Was im Film gilt, gilt auch für die Arbeit: Von uns wird erwartet, dass wir unsere „Rolle“ gut beherrschen. „Der Topmanager wird nicht dafür bezahlt, dass er sich auf sein 'natürliches Talent' verlässt und bei der Bilanzpressekonferenz das sagt, was ihm gerade in den Sinn kommt. Und der Spitzenpolitiker sollte auch nicht reden, wie ihm der Schnabel gewachsen ist“, sagt Dr. Stefan Wachtel. Er hat jahrelange Erfahrung als Coach von Vorstandsvorsitzenden von DAX-Konzernen und Spitzenpolitikern gesammelt. Und er weiß: Vor allem wer authentisch zu sein scheint, hat beruflich Erfolg.
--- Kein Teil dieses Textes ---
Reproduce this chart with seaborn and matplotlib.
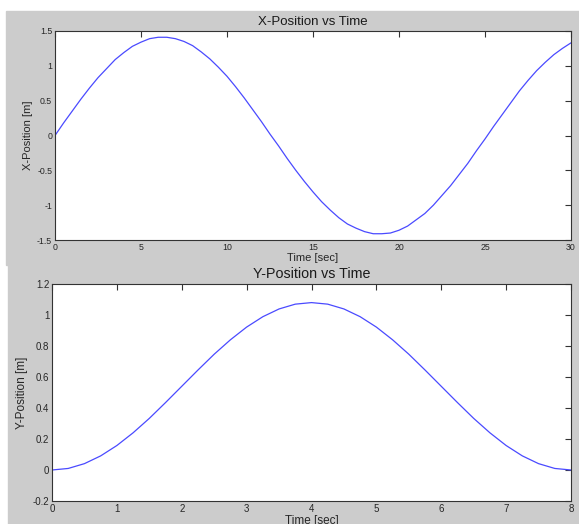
import seaborn as sns
import matplotlib.pyplot as plt
import matplotlib.patches as mpatches
import pandas as pd

t_x = [i * 0.5 for i in range(61)]
x_pos = [0.00, 0.18, 0.35, 0.52, 0.68, 0.83, 0.96, 1.09, 1.19, 1.28,
         1.34, 1.39, 1.41, 1.41, 1.39, 1.35, 1.29, 1.20, 1.10, 0.98,
         0.85, 0.70, 0.54, 0.37, 0.20, 0.02, -0.15, -0.33, -0.50, -0.66,
         -0.81, -0.95, -1.07, -1.18, -1.27, -1.33, -1.38, -1.41, -1.41, -1.40,
         -1.36, -1.30, -1.21, -1.12, -1.00, -0.86, -0.72, -0.56, -0.40, -0.22,
         -0.05, 0.13, 0.30, 0.47, 0.64, 0.79, 0.93, 1.05, 1.16, 1.25, 1.33]

# Y position, sampled every 0.25 s
t_y = [i * 0.25 for i in range(33)]
y_pos = [0.000, 0.010, 0.041, 0.091, 0.158, 0.240, 0.333, 0.435, 0.540,
         0.645, 0.747, 0.840, 0.922, 0.989, 1.039, 1.070, 1.080,
         1.070, 1.039, 0.989, 0.922, 0.840, 0.747, 0.645, 0.540,
         0.435, 0.333, 0.240, 0.158, 0.091, 0.041, 0.010, 0.000]

x_ticks = [0, 5, 10, 15, 20, 25, 30]
x_yticks = [-1.5, -1, -0.5, 0, 0.5, 1, 1.5]
x_yticklabels = ["-1.5", "-1", "-0.5", "0", "0.5", "1", "1.5"]
y_ticks = [0, 1, 2, 3, 4, 5, 6, 7, 8]
y_yticks = [-0.2, 0, 0.2, 0.4, 0.6, 0.8, 1.0, 1.2]
y_yticklabels = ["-0.2", "0", "0.2", "0.4", "0.6", "0.8", "1", "1.2"]

sns.set_style("white")
plt.rcParams['font.family'] = ['Liberation Sans', 'DejaVu Sans']

W, H = 579, 524
fig = plt.figure(figsize=(W / 100, H / 100), dpi=100)
fig.patch.set_facecolor("white")
gray = "#cccccc"
fig.patches.append(mpatches.Rectangle((6 / W, 1 - 265 / H), 1, (265 - 11) / H,
                                      transform=fig.transFigure, color=gray, zorder=-5))
fig.patches.append(mpatches.Rectangle((8 / W, 0), 1, 1 - 265 / H,
                                      transform=fig.transFigure, color=gray, zorder=-5))

line_color = "#4a4aff"
text_color = "#262626"

ax1 = fig.add_axes([55 / W, 1 - 240 / H, (571 - 55) / W, (240 - 31) / H])
ax2 = fig.add_axes([52 / W, 1 - 501 / H, (571 - 52) / W, (501 - 284) / H])

df_x = pd.DataFrame({"t": t_x, "x": x_pos})
df_y = pd.DataFrame({"t": t_y, "y": y_pos})
sns.lineplot(data=df_x, x="t", y="x", ax=ax1, color=line_color, linewidth=0.9)
sns.lineplot(data=df_y, x="t", y="y", ax=ax2, color=line_color, linewidth=0.9)


def style(ax, xlim, ylim, xt, yt, ytl, tick_fs, title, ylabel, title_fs, lab_fs):
    ax.set_facecolor("white")
    ax.set_xlim(*xlim)
    ax.set_ylim(*ylim)
    ax.set_xticks(xt)
    ax.set_xticklabels([str(v) for v in xt])
    ax.set_yticks(yt)
    ax.set_yticklabels(ytl)
    ax.tick_params(direction="in", length=4, width=0.8, top=True, right=True,
                   labelsize=tick_fs, labelcolor=text_color, color="#333333", pad=2)
    for s in ax.spines.values():
        s.set_visible(True)
        s.set_color("#333333")
        s.set_linewidth(0.8)
    ax.set_title(title, fontsize=title_fs, color="#1a1a1a", pad=4)
    ax.set_xlabel("Time [sec]", fontsize=lab_fs, color=text_color, labelpad=1)
    ax.set_ylabel(ylabel, fontsize=lab_fs, color=text_color, labelpad=3)


style(ax1, (0, 30), (-1.5, 1.5), x_ticks, x_yticks, x_yticklabels, 6.3,
      "X-Position vs Time", "X-Position [m]", 9.5, 8)
style(ax2, (0, 8), (-0.2, 1.2), y_ticks, y_yticks, y_yticklabels, 7,
      "Y-Position vs Time", "Y-Position [m]", 10.3, 8.5)

fig.savefig("out.png", dpi=100)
Wieso es besser für die Karriere ist, im Job nicht einfach nur „man selbst“ zu sein, erklärt Kommunikationsguru Wachtel in seinem neuen Ratgeber „Sei nicht authentisch! Warum klug manchmal besser ist als echt“ (Plassen Verlag). In dem Buch geht es unter anderem um die richtige Körpersprache und Kleidung - vor allem aber um Rhetorik.

„Die Kunst guter Fälschung besteht darin, den Betrachter nichts vermissen zu lassen. Wenn das gelingt, sind die Kopien gelegentlich besser als die Originale“, ist Wachtel überzeugt. Hingegen sei das Authentische, Echte oft genug problematisch im Arbeitsleben: „Der Chef, der schlecht über andere redet, derjenige, der sich nicht im Griff hat, wer in Gegenwart eines Kunden eine andere Abteilung madig macht: Sie alle sind nicht im Film; sie sind allzu authentisch, situativ oder habituell (gewohnheitsmäßig).“

Eine überzeugende Rolle spielten hingegen nicht nur gute Schauspieler, sondern auch viele Topmanager und Spitzenpolitiker. Als ein Beispiel nennt der Jobcoach Angela Merkel. Sie ist seit Jahren im Amt und nach wie vor sehr beliebt, wie Umfragewerte zeigen. Was aber ist das Erfolgsrezept der Bundeskanzlerin? „Angela Merkel ist immer in der Spur, fällt nie aus der Rolle, hat für jeden ein freundliches Wort übrig“, sagt Wachtel. Von ihr könnten sich Arbeitnehmer einiges abschauen:

1. Benutzen Sie Gleichnisse

Angela Merkel spricht konkret, genauer gesagt: pseudo-konkret. Was schon gesagt wurde, wiederholt sie mit einem Beispiel. „Sie spricht nicht einfach von Freuden, sondern zählt allerlei Arten von Freuden auf, sie spricht nicht nur von Begabungen und Temperamenten, sondern zählt auf, was es so gibt an Begabungen und Temperamenten“, beschreibt Wachtel.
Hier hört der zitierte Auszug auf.